Issues Involved: 1. Disallowance of Interest Expenses related to Interest-free Advance/loan to Subsidiary Company.
Summary:
1. Disallowance of Interest Expenses: The primary issue in this appeal is the disallowance of interest expenses amounting to Rs. 47,82,612, which is attributable to an interest-free advance/loan of Rs. 3,72,18,771 given by the assessee to its subsidiary company, M/s Synergy Films Pvt. Ltd. The Assessing Officer (AO) observed that the assessee had borrowed funds on which interest was paid at an average rate of 12.85%, and thus, proportionate interest should be disallowed. The AO rejected the assessee's contention that the loan to the subsidiary was financed from interest-free funds and disallowed the interest under section 36(1)(iii) of the Income Tax Act, 1961.

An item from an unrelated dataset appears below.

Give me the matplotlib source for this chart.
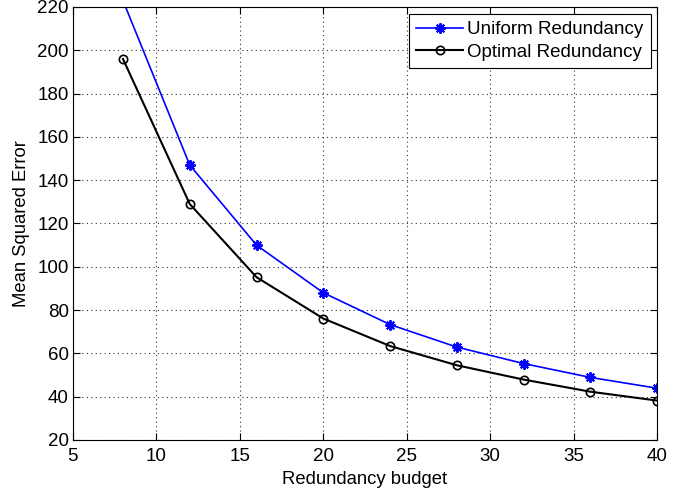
import matplotlib
matplotlib.use('Agg')
import matplotlib.pyplot as plt

plt.rcParams['font.family'] = ['Liberation Sans', 'DejaVu Sans']

budget = [8, 12, 16, 20, 24, 28, 32, 36, 40]
uniform_mse = [223, 147, 110, 88, 73.3, 62.9, 55.3, 48.9, 43.9]
optimal_mse = [196, 129, 95.2, 76.1, 63.4, 54.5, 47.9, 42.3, 38.2]

fig = plt.figure(figsize=(6.94, 4.98), dpi=100)
ax = fig.add_axes([0.105, 0.1165, 0.842, 0.8695])

# asterisk marker, 8 arms
ax.plot(budget, uniform_mse, color='#0000ff', lw=1.2, marker=(8, 2, 0),
        ms=7.5, mec='#0000ff', mew=1.4, label='Uniform Redundancy')
ax.plot(budget, optimal_mse, color='black', lw=1.5, marker='o',
        ms=6, mfc='none', mec='black', mew=1.2, label='Optimal Redundancy')

ax.set_xlim(5, 40)
ax.set_ylim(20, 220)
ax.set_xticks(range(5, 41, 5))
ax.set_yticks(range(20, 221, 20))

ax.grid(True, linestyle=(0, (1, 3)), color='#333333', lw=0.8)
ax.tick_params(direction='in', top=True, right=True, length=5,
               labelsize=13.5, width=0.8, pad=3)
ax.tick_params(axis='x', pad=6)
for s in ax.spines.values():
    s.set_linewidth(0.8)

ax.set_xlabel('Redundancy budget', fontsize=13.3, labelpad=4)
ax.set_ylabel('Mean Squared Error', fontsize=13.3, labelpad=5)

leg = ax.legend(loc='upper right', fontsize=13.5, fancybox=False,
                framealpha=1, edgecolor='black', handlelength=2.5,
                handletextpad=0.2, borderpad=0.4, labelspacing=0.3,
                borderaxespad=0.35)
leg.get_frame().set_linewidth(0.8)

fig.savefig('out.png', dpi=100)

2. Arguments by the Assessee: The assessee argued that the interest-free loan to the subsidiary was an opening balance from preceding years and no fresh loans were advanced during the relevant assessment year. The interest expenses incurred were solely related to borrowings made for the business of the assessee. The loans advanced in preceding years were from interest-free funds, including share capital, reserves, and surpluses. Therefore, the disallowance of interest should not be made.

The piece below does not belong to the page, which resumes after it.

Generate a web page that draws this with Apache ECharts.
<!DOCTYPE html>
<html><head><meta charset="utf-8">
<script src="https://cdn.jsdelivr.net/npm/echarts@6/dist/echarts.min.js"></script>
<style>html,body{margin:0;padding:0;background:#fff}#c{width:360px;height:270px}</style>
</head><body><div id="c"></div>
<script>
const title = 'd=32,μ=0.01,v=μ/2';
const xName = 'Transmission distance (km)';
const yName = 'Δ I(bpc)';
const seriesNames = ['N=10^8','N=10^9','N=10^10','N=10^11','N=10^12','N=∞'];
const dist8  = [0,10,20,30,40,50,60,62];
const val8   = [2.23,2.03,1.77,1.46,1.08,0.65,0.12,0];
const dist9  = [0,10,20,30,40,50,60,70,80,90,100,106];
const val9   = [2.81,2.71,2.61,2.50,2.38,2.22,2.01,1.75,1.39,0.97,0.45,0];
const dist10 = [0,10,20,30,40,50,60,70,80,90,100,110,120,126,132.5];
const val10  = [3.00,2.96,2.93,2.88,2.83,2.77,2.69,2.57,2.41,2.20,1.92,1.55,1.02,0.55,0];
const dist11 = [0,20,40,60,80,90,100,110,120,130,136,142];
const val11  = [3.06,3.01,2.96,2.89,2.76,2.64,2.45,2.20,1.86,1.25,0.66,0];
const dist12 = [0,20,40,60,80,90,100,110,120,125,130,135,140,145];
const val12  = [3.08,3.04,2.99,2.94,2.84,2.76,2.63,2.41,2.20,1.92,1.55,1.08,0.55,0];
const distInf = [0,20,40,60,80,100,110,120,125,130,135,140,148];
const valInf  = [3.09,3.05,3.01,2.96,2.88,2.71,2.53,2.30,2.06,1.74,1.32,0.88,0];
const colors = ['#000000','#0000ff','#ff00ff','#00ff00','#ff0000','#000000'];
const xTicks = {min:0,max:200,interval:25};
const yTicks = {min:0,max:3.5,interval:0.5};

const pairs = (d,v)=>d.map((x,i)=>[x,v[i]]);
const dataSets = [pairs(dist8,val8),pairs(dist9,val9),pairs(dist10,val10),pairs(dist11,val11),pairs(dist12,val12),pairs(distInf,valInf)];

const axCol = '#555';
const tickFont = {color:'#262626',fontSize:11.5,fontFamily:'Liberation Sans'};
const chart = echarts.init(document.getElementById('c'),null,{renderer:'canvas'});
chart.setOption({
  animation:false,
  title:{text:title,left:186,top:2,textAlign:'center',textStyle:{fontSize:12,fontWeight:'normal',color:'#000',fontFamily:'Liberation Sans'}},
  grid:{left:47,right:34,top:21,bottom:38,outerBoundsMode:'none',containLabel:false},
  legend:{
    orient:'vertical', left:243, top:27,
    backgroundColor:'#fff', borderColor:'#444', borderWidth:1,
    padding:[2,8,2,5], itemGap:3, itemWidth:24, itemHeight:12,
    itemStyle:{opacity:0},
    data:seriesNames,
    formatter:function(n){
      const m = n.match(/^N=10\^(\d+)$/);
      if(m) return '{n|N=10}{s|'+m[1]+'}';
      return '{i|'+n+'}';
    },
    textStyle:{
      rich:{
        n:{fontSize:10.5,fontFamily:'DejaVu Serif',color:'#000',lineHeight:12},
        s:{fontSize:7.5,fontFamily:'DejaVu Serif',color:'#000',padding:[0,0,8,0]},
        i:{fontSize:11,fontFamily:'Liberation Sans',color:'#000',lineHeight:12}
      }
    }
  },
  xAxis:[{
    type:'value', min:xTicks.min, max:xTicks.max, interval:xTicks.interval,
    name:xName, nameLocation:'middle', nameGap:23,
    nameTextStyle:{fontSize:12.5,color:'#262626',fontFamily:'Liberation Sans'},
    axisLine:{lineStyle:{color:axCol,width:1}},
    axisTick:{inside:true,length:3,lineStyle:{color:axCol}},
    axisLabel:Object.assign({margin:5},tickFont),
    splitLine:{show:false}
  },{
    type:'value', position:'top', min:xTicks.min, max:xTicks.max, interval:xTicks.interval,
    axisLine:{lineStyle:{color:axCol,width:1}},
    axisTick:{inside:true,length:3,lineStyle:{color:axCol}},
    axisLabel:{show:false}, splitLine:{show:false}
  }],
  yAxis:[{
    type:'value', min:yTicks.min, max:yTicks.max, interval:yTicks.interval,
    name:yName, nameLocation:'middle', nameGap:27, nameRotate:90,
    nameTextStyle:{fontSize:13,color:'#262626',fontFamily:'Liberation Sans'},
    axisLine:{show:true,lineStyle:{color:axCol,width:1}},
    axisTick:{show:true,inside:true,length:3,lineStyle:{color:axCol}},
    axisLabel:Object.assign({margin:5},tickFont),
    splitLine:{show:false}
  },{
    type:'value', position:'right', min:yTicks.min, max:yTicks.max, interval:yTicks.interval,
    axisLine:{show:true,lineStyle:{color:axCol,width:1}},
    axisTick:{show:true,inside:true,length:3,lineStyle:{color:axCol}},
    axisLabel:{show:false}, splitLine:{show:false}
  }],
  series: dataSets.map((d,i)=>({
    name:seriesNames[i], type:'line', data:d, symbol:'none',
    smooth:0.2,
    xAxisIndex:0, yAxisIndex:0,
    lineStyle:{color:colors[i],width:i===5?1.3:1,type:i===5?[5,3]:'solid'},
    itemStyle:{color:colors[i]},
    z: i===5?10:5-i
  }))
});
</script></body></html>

3. Arguments by the Revenue: The Revenue argued that the issue is covered against the assessee by the Tribunal's judgment in the previous assessment year (2012-13), where similar disallowance was upheld. The facts remained unchanged except for the subsidiary now being wholly owned.
4. Tribunal's Findings: The Tribunal noted that the wholly owned subsidiary is an extension of the parent company's business, and loans were given out of commercial expediency. The assessee had sufficient interest-free funds to cover the loan to the subsidiary. The Tribunal relied on the Supreme Court's decision in SA Builders Ltd. vs CIT, which supports the notion that loans given out of commercial expediency should not attract disallowance of interest.
5. Conclusion: The Tribunal concluded that the addition made by the AO should be deleted, as the loan to the subsidiary was financed from interest-free funds and was given out of commercial expediency. The appeal filed by the assessee was allowed, and the disallowance of Rs. 47,82,612 was deleted.
Result: The appeal filed by the assessee is allowed.